Es fácil entender que las distancias aminoren los efectos dramáticos de cualquier noticia; pero a mí, después de la tan discutida intervención militar de occidente en aquel país, lo que está sucediendo en Afganistán me indigna. Las mujeres han vuelto a la irrelevancia, a la absoluta dependencia de los hombres, a continuar siendo ciudadanas de segunda categoría, sin derecho alguno a la educación universitaria. Han sido una vez más condenadas a la oscuridad, a no poder tener mayor aspiración en esta vida que la de ser esposas y madres sumisas. A la mitad de los seres humanos que habitan un país, que cuenta con aproximadamente cuarenta millones de habitantes, se le han cerrado por completo una vez más las puertas de los derechos humanos.

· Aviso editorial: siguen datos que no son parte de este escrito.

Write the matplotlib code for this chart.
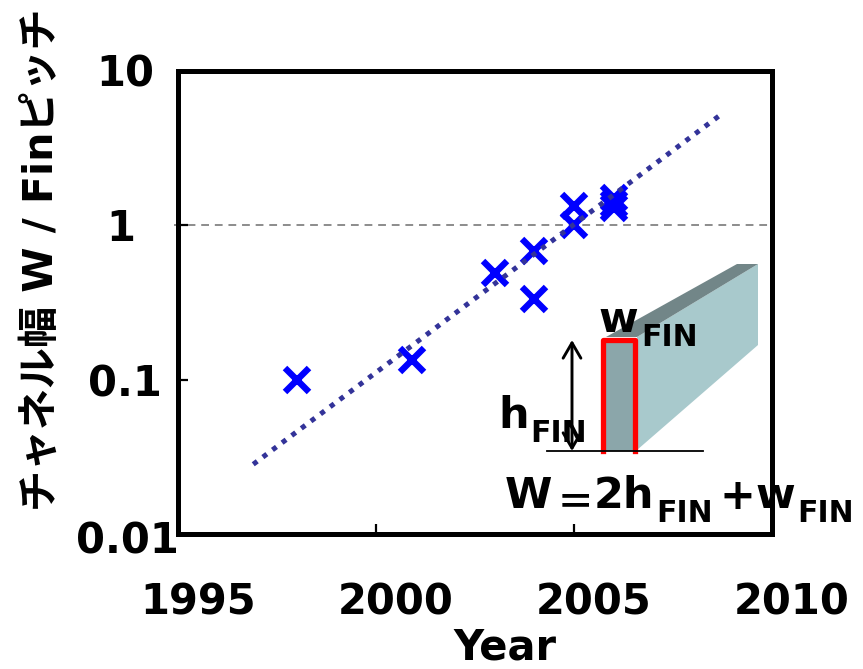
import matplotlib
matplotlib.use('Agg')
import matplotlib.pyplot as plt
from matplotlib.patches import Polygon
from matplotlib.transforms import ScaledTranslation

W, H = 863, 669
DPI = 100

years = [1998, 2000.9, 2003, 2004, 2004, 2005, 2005, 2006, 2006, 2006]
ratio = [0.1, 0.135, 0.49, 0.68, 0.335, 1.33, 1.0, 1.51, 1.30, 1.37]
trend_x = [1996.9, 2008.7]
trend_y = [0.0283, 5.2]
xticks = [1995, 2000, 2005, 2010]
yticks = [0.01, 0.1, 1, 10]
ylabels = ['0.01', '0.1', '1', '10']

plt.rcParams['font.family'] = ['DejaVu Sans', 'Noto Sans CJK JP']
plt.rcParams['font.weight'] = 'bold'

fig = plt.figure(figsize=(W / DPI, H / DPI), dpi=DPI)
L, R, T, B = 178, 772, 71, 534
ax = fig.add_axes([L / W, 1 - B / H, (R - L) / W, (B - T) / H])
ax.set_xlim(1995, 2010)
ax.set_yscale('log')
ax.set_ylim(0.01, 10)
ax.minorticks_off()

ax.plot(trend_x, trend_y, color='#333399', lw=3.6, ls=(0, (1, 1.4)), zorder=3)
ax.plot(years, ratio, ls='none', marker='x', ms=17, mew=4.6, color='#0000ff', zorder=2)
ax.plot([1994.9, 2010], [1, 1], color='#8c8c8c', lw=1.4, ls=(0, (4, 3)), clip_on=False, zorder=1)

for s in ax.spines.values():
    s.set_linewidth(3.6)
ax.set_xticks(xticks)
ax.set_xticklabels(xticks, fontsize=30)
ax.set_yticks(yticks)
ax.set_yticklabels(ylabels, fontsize=30)
ax.tick_params(axis='both', direction='in', length=7, width=1.6)
ax.tick_params(axis='x', pad=34)
ax.tick_params(axis='y', pad=0)

# labels sit off their ticks in the original
for lab in ax.get_xticklabels():
    lab.set_transform(lab.get_transform() + ScaledTranslation(20 / DPI, 0, fig.dpi_scale_trans))
for lab, dx, dy in zip(ax.get_yticklabels(), [-51, -53, -57, -53], [-3, 0, 1, 1]):
    lab.set_ha('center')
    lab.set_transform(lab.get_transform() + ScaledTranslation(dx / DPI, dy / DPI, fig.dpi_scale_trans))

fig.text(505 / W, 1 - 659 / H, 'Year', fontsize=30, ha='center', va='baseline')
fig.text(42 / W, 1 - 260 / H, 'チャネル幅 W / Finピッチ', fontsize=29.5, rotation=90, ha='center', va='center')

# fin sketch, drawn in pixel coordinates
ov = fig.add_axes([0, 0, 1, 1], facecolor='none')
ov.set_xlim(0, W)
ov.set_ylim(H, 0)
ov.axis('off')
ov.add_patch(Polygon([(637, 337), (758, 264), (758, 345), (637, 450)], fc='#a8c9cc', ec='none'))
ov.add_patch(Polygon([(606, 337), (737, 264), (758, 264), (637, 337)], fc='#728688', ec='none'))
ov.add_patch(Polygon([(603, 340), (635, 340), (635, 451), (603, 451)], fc='#8ba6aa', ec='none'))
ov.plot([603, 603, 635, 635], [451, 340, 340, 451], color='#ff0000', lw=3.8, solid_joinstyle='round')
ov.plot([547, 703], [451, 451], color='black', lw=1.3)
ov.annotate('', xy=(572, 340), xytext=(572, 451),
            arrowprops=dict(arrowstyle='<->,head_length=0.55,head_width=0.32', color='black', lw=2.1,
                            shrinkA=0, shrinkB=0, mutation_scale=20))

big = dict(fontsize=31, ha='left', va='baseline')
sub = dict(fontsize=21.5, ha='left', va='baseline')
ov.text(598, 332, 'w', **big)
ov.text(641, 346, 'FIN', **sub)
ov.text(498, 428, 'h', **big)
ov.text(530, 442, 'FIN', **sub)
ov.text(505, 508, 'W', **big)
ov.text(557, 514, '＝', **dict(big, fontsize=27))
ov.text(594, 508, '2h', **big)
ov.text(656, 522, 'FIN', **sub)
ov.text(719, 509, '+', **big)
ov.text(755, 508, 'w', **big)
ov.text(797, 522, 'FIN', **sub)

fig.savefig('out.png', dpi=DPI)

Pero a nuestro alrededor, quiero decir en occidente, no se oye ni una voz ni media de protesta, más allá de alguna condena de carácter oficial de esas que forman parte de la agenda de las organizaciones internacionales. Las sociedades occidentales, las opiniones públicas de los países del primer mundo guardan un absoluto silencio, como si aquel drama nada tuviera que ver con nosotros. Están muy lejos, pertenecen a una cultura que no entendemos y, como consecuencia, parece como si se tratara de un problema que no nos afecta.
Durante la ocupación de Afganistán hubo un cierto resurgir de los derechos de las mujeres afganas, que el optimismo de algunos hizo creer que había llegado para quedarse. Se pensaba entonces que, aunque los talibanes volvieran algún día al poder, no se atreverían a privar a la mitad de la población de lo que habían empezado a disfrutar. Incluso en los primeros meses, tras la retirada de las tropas occidentales, dio la sensación de que estaban respetando el statu quo. Pero lamentablemente aquello no fue más que un espejismo pasajero, porque el fanatismo religioso ha vuelto muy pronto a hacer de las suyas.
Lo peor de todo este asunto es que no tiene solución. Porque no creo que occidente vuelva a involucrase en una guerra impopular como fue aquella, una invasión que durante unos años se mantuvo en un equilibrio inestable, hasta que no hubo más remedio que ordenar la retirada. Los talibanes habían perdido algunas batallas, pero al final ganaron la guerra. Como consecuencia, las mujeres afganas volvieron al pozo oscuro al que la civilización en la que han nacido las ha condenado.
Insisto en que mí lo que me sorprende es el absoluto silencio de nuestras sociedades, que parecen ignorar la situación. No puedo entender cómo occidente se ha olvidado de las afganas, cuya condena a la insignificancia social no ocupa ni media página en los medios de comunicación ni media frase en los discursos de los dirigentes, incluyendo en ellos al papa de Roma. Se ignora por completo que se trata de un auténtico genocidio intelectual.
Como me ocurre
tantas veces en este blog, la indignación me lleva en ocasiones a escribir reflexiones para desahogarme. Pero lo malo es que en este caso ni siquiera lo consigo, porque sé que en el mundo existen demasiadas afganas y demasiados talibanes.